What of those women who, despite finding the inner strength to press charges against an abusive husband, find little justice from the courts, which have been shown, time and time again, as being inexplicably reluctant to order an abusive husband out of the matrimonial home, and who then become entangled in years of legal proceedings? What of the country’s laws that condone corporal punishment, which mean that a mother can only look on helplessly as their children are slapped, punched and kicked? What of those women who finally manage to summon the courage to report their abusive spouses, but whose reports are buried in an ever-growing stack of ‘domestic disturbance’ reports?
Recent research has revealed that at least one in four Maltese women have experienced violence at least once in their lives, and that at least half of those have suffered sustained abuse. But, gladly, reports of domestic abuse appear to have been coming more to the fore lately. And the reason for this is simple: women are becoming more empowered – more empowered to no longer tolerate that kind of treatment from their spouses or partners, and more empowered to stand up to their abusers.
But they must become more empowered still, to nip the problem in the bud, to call it quits when verbal abuse begins or when it turns physical. Men in these situations must also learn that it takes a man to admit they have a problem and to seek help. And spotting that problem is equally simple: if you abuse anyone on any level, you have a problem – plain and simple.
The Council of Europe's Convention on Violence against Women came into force in 2011 after it was passed in a landmark vote. The Convention is legally binding in the Council of Europe’s member states, Malta included, and creates an all-inclusive legal framework to prevent domestic violence and violence against women, to protect victims and to put an end to perpetrators’ impunity. It defines and criminalizes a number of forms of violence against women and provides for the setting up of an international group of independent experts to monitor its implementation at the national level.
The relatively recent introduction of divorce legislation has provided a ray of hope for many women who have found themselves in such circumstances. Many more abused women now know that they are not chained for life to an abuser, that there is a way out, and that the state can no longer force that woman to remain in that relationship, unable to close that nasty chapter of their lives and turn over a new leaf.
That legal instrument is now, thankfully, available to them and, perhaps more than that, the focus on domestic violence in the divorce referendum campaigns – to varying extents and ends – raised a great deal of awareness. The referendum’s result should have also delivered them a sense of empowerment with which to drag themselves out of the domestic quagmire they have found themselves in after having simply been guilty of nothing more than having chosen the wrong partner in life.
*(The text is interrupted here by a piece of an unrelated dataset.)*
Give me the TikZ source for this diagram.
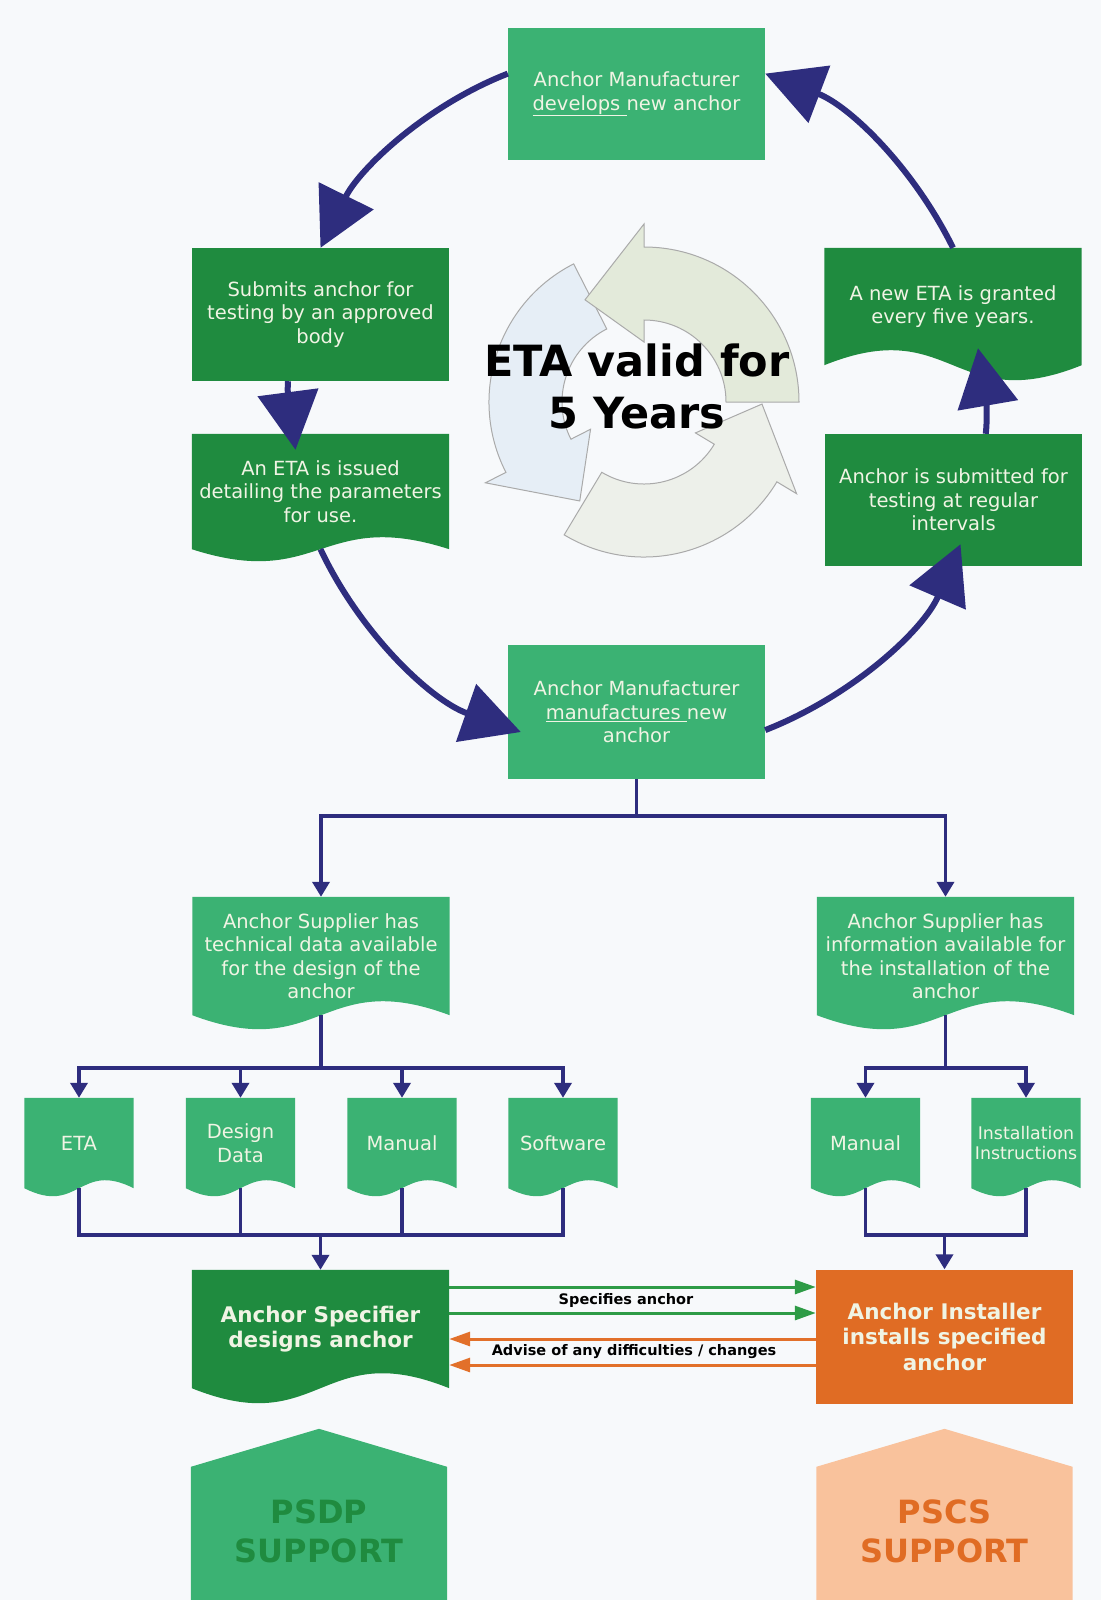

But more, much more, needs to be done.
And our message for tomorrow is a call for more women to take control of their own lives, to take action, to shake off the shackles of a life of abuse, and to stand up for their rights by taking concrete action to end the abuse.
As is reported in today’s issue, the Appogg Agency’s Domestic Violence Services worked with 423 cases of domestic abuse in the first six months of this year. Ghabex, the Agency’s emergency shelter for female victims of domestic violence, also dealt with 37 cases. The Agency’s Perpetrator’s Service worked with 78 more cases during the same period.
Many women in such seemingly hopeless positions do not know that help, in the form of Agenzija Appogg and its 179 helpline, is out there and that all they have to do is pick up the phone and ask for it.
Those women who are suffering need to give themselves a voice. And the best thing that women in such circumstances can do for themselves would be to make that call, to ask for the help they so direly need to break free from their life of fear.
179 is more than a helpline, it is a lifeline: use it or convince someone who needs to use it to do so.